The man in charge of Germany's military in 1914 – the Chief of the General Staff - was Helmuth von Moltke. He and other German generals cannot be blamed for wanting the best performance for Germany's military. Whatever Annika Mombauer writes about von Moltke regarding the Schlieffen Plan, von Moltke didn't get close to producing the of performances by Germany's military. He was out of touch as were other generals across Europe in believing that an attack was the best defense. Germany's military would have performed better if it had waged a defensive war in 1914. But back to the point that interests me most: the decision whether to go to war.

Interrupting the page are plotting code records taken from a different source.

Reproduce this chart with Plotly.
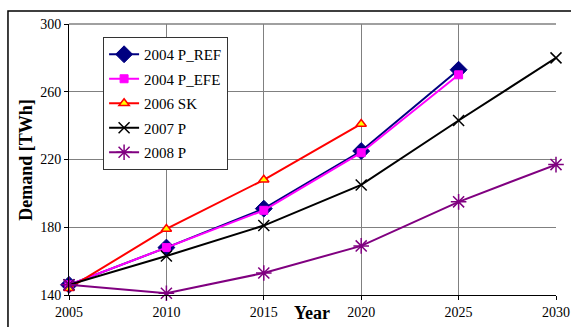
import plotly.graph_objects as go

years = [2005, 2010, 2015, 2020, 2025, 2030]
ref_2004 = [146, 168, 191, 225, 273]
efe_2004 = [146, 168, 190, 224, 270]
sk_2006 = [144, 179, 208, 241]
p_2007 = [146, 163, 181, 205, 243, 280]
p_2008 = [146, 141, 153, 169, 195, 217]
y_ticks = [140, 180, 220, 260, 300]

FONT = "'Liberation Serif', 'Times New Roman', Times, serif"

fig = go.Figure()

def add(name, ys, color, symbol, size, fill=None, lw=1):
    fig.add_trace(go.Scatter(
        x=years[:len(ys)], y=ys, name=name, mode="lines+markers",
        legendgroup=name,
        line=dict(color=color, width=2),
        marker=dict(symbol=symbol, size=size, color=fill or color,
                    line=dict(color=color, width=lw)),
        cliponaxis=False))

add("2004 P_REF", ref_2004, "#000080", "diamond", 13)
add("2004 P_EFE", efe_2004, "#FF00FF", "square", 8)
add("2006 SK", sk_2006, "#FF0000", "triangle-up", 9, fill="#FFFF00", lw=1.5)
add("2007 P", p_2007, "#000000", "x-thin-open", 11, lw=1.5)
add("2008 P", p_2008, "#800080", "asterisk-open", 13, lw=1.5)

fig.update_layout(
    width=571, height=327,
    margin=dict(l=69, r=15, t=24, b=32, autoexpand=False),
    paper_bgcolor="white", plot_bgcolor="white",
    font=dict(family=FONT, size=14, color="black"),
    showlegend=True,
    legend=dict(x=0.07, y=0.952, xanchor="left", yanchor="top",
                bgcolor="white", bordercolor="#333333", borderwidth=1,
                font=dict(family=FONT, size=15), tracegroupgap=2,
                itemwidth=30),
    xaxis=dict(range=[2005, 2030], tickvals=years, showgrid=True,
               gridcolor="#808080", gridwidth=1, zeroline=False,
               showline=True, linecolor="black", linewidth=1,
               ticks="outside", ticklen=4, tickcolor="black", automargin=False,
               tickfont=dict(family=FONT, size=14)),
    yaxis=dict(range=[140, 300], tickvals=y_ticks, showgrid=True,
               gridcolor="#808080", gridwidth=1, zeroline=False,
               showline=True, linecolor="black", linewidth=1,
               ticks="outside", ticklen=4, tickcolor="black", automargin=False,
               tickfont=dict(family=FONT, size=14)),
)

# darker 220 gridline and top border
fig.add_shape(type="line", xref="paper", yref="y", x0=0, x1=1, y0=220, y1=220,
              line=dict(color="black", width=1), layer="below")
fig.add_shape(type="line", xref="paper", yref="paper", x0=0, x1=1, y0=1, y1=1,
              line=dict(color="#808080", width=1.5), layer="below")

# outer frame
fig.add_shape(type="rect", xref="paper", yref="paper",
              x0=-0.1253, x1=1.2, y0=-0.3, y1=1.048,
              line=dict(color="black", width=1.5))

fig.add_annotation(text="<b>Year</b>", xref="paper", yref="paper",
                   x=0.499, y=-0.066, xanchor="center", yanchor="middle",
                   showarrow=False, font=dict(family=FONT, size=18))
fig.add_annotation(text="<b>Demand [TWh]</b>", xref="paper", yref="paper",
                   x=-0.090, y=0.50, xanchor="center", yanchor="middle",
                   textangle=-90, showarrow=False, font=dict(family=FONT, size=18))

fig.write_html("out.html")
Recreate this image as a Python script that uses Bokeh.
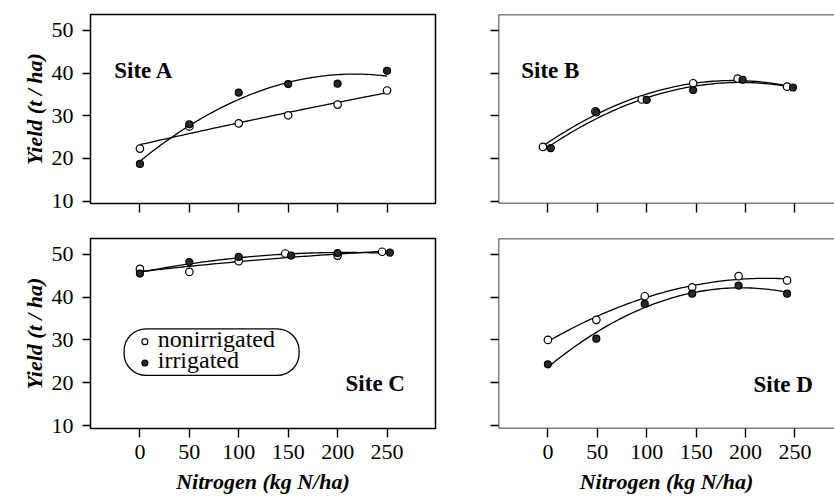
import numpy as np
from bokeh.plotting import figure
from bokeh.layouts import row, column
from bokeh.models import FixedTicker, Span, Label, Range1d, Title
from bokeh.embed import file_html
from bokeh.resources import INLINE

# ---------------- data ----------------
nitrogen_ticks = [0, 50, 100, 150, 200, 250]
yield_ticks = [10, 20, 30, 40, 50]

# Site A
a_n_non = [0, 50, 100, 150, 200, 250]
a_y_non = [22.3, 27.5, 28.2, 30.1, 32.6, 35.9]
a_n_irr = [0, 50, 100, 150, 200, 250]
a_y_irr = [18.7, 28.0, 35.4, 37.4, 37.5, 40.5]

# Site B
b_n_non = [-5, 48, 95, 147, 192, 242]
b_y_non = [22.7, 31.0, 33.8, 37.6, 38.7, 36.8]
b_n_irr = [3, 49, 100, 147, 197, 248]
b_y_irr = [22.4, 30.8, 33.7, 36.0, 38.4, 36.6]

# Site C
c_n_non = [0, 50, 100, 147, 200, 245]
c_y_non = [46.6, 45.9, 48.4, 50.2, 49.7, 50.6]
c_n_irr = [0, 50, 100, 153, 200, 253]
c_y_irr = [45.5, 48.2, 49.4, 49.7, 50.3, 50.4]

# Site D
d_n_non = [0, 49, 98, 146, 193, 242]
d_y_non = [30.0, 34.7, 40.2, 42.3, 44.9, 43.9]
d_n_irr = [0, 49, 98, 146, 193, 242]
d_y_irr = [24.3, 30.3, 38.4, 40.8, 42.7, 40.8]

site_names = ["Site A", "Site B", "Site C", "Site D"]
legend_labels = ["nonirrigated", "irrigated"]
x_title = "Nitrogen (kg N/ha)"
y_title = "Yield (t / ha)"

SERIF = "Liberation Serif"


def quad_fit(n, y):
    c = np.polyfit(n, y, 2)
    xs = np.linspace(min(n), max(n), 80)
    return xs, np.polyval(c, xs)


def panel(fw, fh, bl, br, bt, bb, xr, yr, show_xlab, ylab_offset, right_open):
    p = figure(frame_width=fw, frame_height=fh, output_backend="svg", toolbar_location=None,
               x_range=Range1d(*xr), y_range=Range1d(*yr),
               min_border_left=bl, min_border_right=br, min_border_top=bt, min_border_bottom=bb)
    p.background_fill_color = "white"
    p.border_fill_color = "white"
    p.xgrid.visible = False
    p.ygrid.visible = False
    if right_open:
        p.outline_line_color = None
        for loc, dim in ((xr[0], "height"), (yr[0], "width"), (yr[1], "width")):
            p.add_layout(Span(location=loc, dimension=dim, line_color="black", line_width=1.5))
    else:
        p.outline_line_color = "black"
        p.outline_line_width = 1.5
        p.outline_line_alpha = 1.0
    for ax in (p.xaxis[0], p.yaxis[0]):
        ax.axis_line_color = None
        ax.major_tick_line_color = "black"
        ax.major_tick_line_width = 1.4
        ax.major_tick_in = 0
        ax.minor_tick_line_color = None
        ax.major_label_text_font = SERIF
        ax.major_label_text_font_size = "22px"
        ax.major_label_text_color = "black"
        ax.axis_label_text_font = SERIF
        ax.axis_label_text_font_style = "bold italic"
        ax.axis_label_text_font_size = "22px"
        ax.axis_label_text_color = "black"
    p.xaxis.ticker = FixedTicker(ticks=nitrogen_ticks)
    p.yaxis.ticker = FixedTicker(ticks=yield_ticks)
    p.xaxis.major_tick_out = 9
    p.yaxis.major_tick_out = 8
    p.xaxis.major_label_standoff = 7
    p.yaxis.major_label_standoff = 9
    if show_xlab:
        p.xaxis.axis_label = x_title
        p.xaxis.axis_label_standoff = 7
    else:
        p.xaxis.major_label_overrides = {t: "" for t in nitrogen_ticks}
    if ylab_offset is not None:
        p.add_layout(Title(text=y_title, align="center", offset=ylab_offset, standoff=4,
                           text_font=SERIF, text_font_style="bold italic",
                           text_font_size="22px", text_color="black"), "left")
    else:
        p.yaxis.major_label_overrides = {t: "" for t in yield_ticks}
    return p


def draw_data(p, nn, yn, ni, yi):
    xs, ys = quad_fit(nn, yn)
    p.line(xs, ys, line_color="black", line_width=1.3)
    xs, ys = quad_fit(ni, yi)
    p.line(xs, ys, line_color="black", line_width=1.3)
    p.scatter(nn, yn, marker="circle", size=7.5, fill_color="white", line_color="black", line_width=1.2)
    p.scatter(ni, yi, marker="circle", size=7, fill_color="#2a2a2a", line_color="black", line_width=1.2)


def site_label(p, text, x, y):
    p.add_layout(Label(x=x, y=y, text=text, text_font=SERIF, text_font_style="bold",
                       text_font_size="23px", text_color="black", text_align="left",
                       text_baseline="alphabetic"))


# frame geometry (pixels)
FW_L, FW_R = 345, 336
FH_T, FH_B = 189, 190
BL_L, BR_L = 90, 25
BL_R, BR_R = 38, 0
BT_T, BB_T = 14, 25
BT_B, BB_B = 10, 72

XR_L = (-50, 299)
XR_R = (-50, 290)
YR_T = (9.44, 53.7)
YR_B = (9.3, 53.7)

pA = panel(FW_L, FH_T, BL_L, BR_L, BT_T, BB_T, XR_L, YR_T, False, -15, False)
draw_data(pA, a_n_non, a_y_non, a_n_irr, a_y_irr)
site_label(pA, site_names[0], -26, 40.6)

pB = panel(FW_R, FH_T, BL_R, BR_R, BT_T, BB_T, XR_R, YR_T, False, None, True)
draw_data(pB, b_n_non, b_y_non, b_n_irr, b_y_irr)
site_label(pB, site_names[1], -27, 40.7)

pC = panel(FW_L, FH_B, BL_L, BR_L, BT_B, BB_B, XR_L, YR_B, True, -4, False)
draw_data(pC, c_n_non, c_y_non, c_n_irr, c_y_irr)
site_label(pC, site_names[2], 208, 19.7)

# legend box in Site C
pC.quad(left=[-16], right=[161], bottom=[21.7], top=[32.6], fill_color=None,
        line_color="black", line_width=1.3, border_radius=22)
pC.scatter([5], [29.6], marker="circle", size=6, fill_color="white", line_color="black", line_width=1.1)
pC.scatter([5], [24.6], marker="circle", size=6, fill_color="#2a2a2a", line_color="black", line_width=1.1)
for txt, yy in zip(legend_labels, [30.2, 25.4]):
    pC.add_layout(Label(x=18, y=yy, text=txt, text_font=SERIF, text_font_size="24px",
                        text_color="black", text_align="left", text_baseline="middle"))

pD = panel(FW_R, FH_B, BL_R, BR_R, BT_B, BB_B, XR_R, YR_B, True, None, True)
draw_data(pD, d_n_non, d_y_non, d_n_irr, d_y_irr)
site_label(pD, site_names[3], 208, 19.5)

layout = row(column(pA, pC), column(pB, pD))
open("out.html", "w").write(file_html(layout, INLINE))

Mombauer repeatedly describes von Moltke as wanting a war sooner than later, while Germany was stronger vis-à-vis its potential enemies. In 1908 von Moltke wanted war and did not get it then because he did not have the power to get it. And he lacked that power in 1914. When the Russians mobilized, it put the issue of Germany defending itself military above other issues. The German Kaiser's attempt to avoid war with Russia was over. The war, in effect, had begun. If von Moltke was instrumental in provoking Russia, as opposed to Austria-Hungary provoking Russia, then he can be said to have had some responsibility in creating the war. Mombauer does not make the case that von Moltke was responsible for provoking Russia. Von Moltke wanted war, and he responded to the opportunity that the Russians and his German superiors gave him to do his job, but this does not make him instrumental in creating the war. Von Moltke was not among those who had the power to choose whether to go to war. It was what was in their minds that made the difference between war and peace, not von Moltke's mind.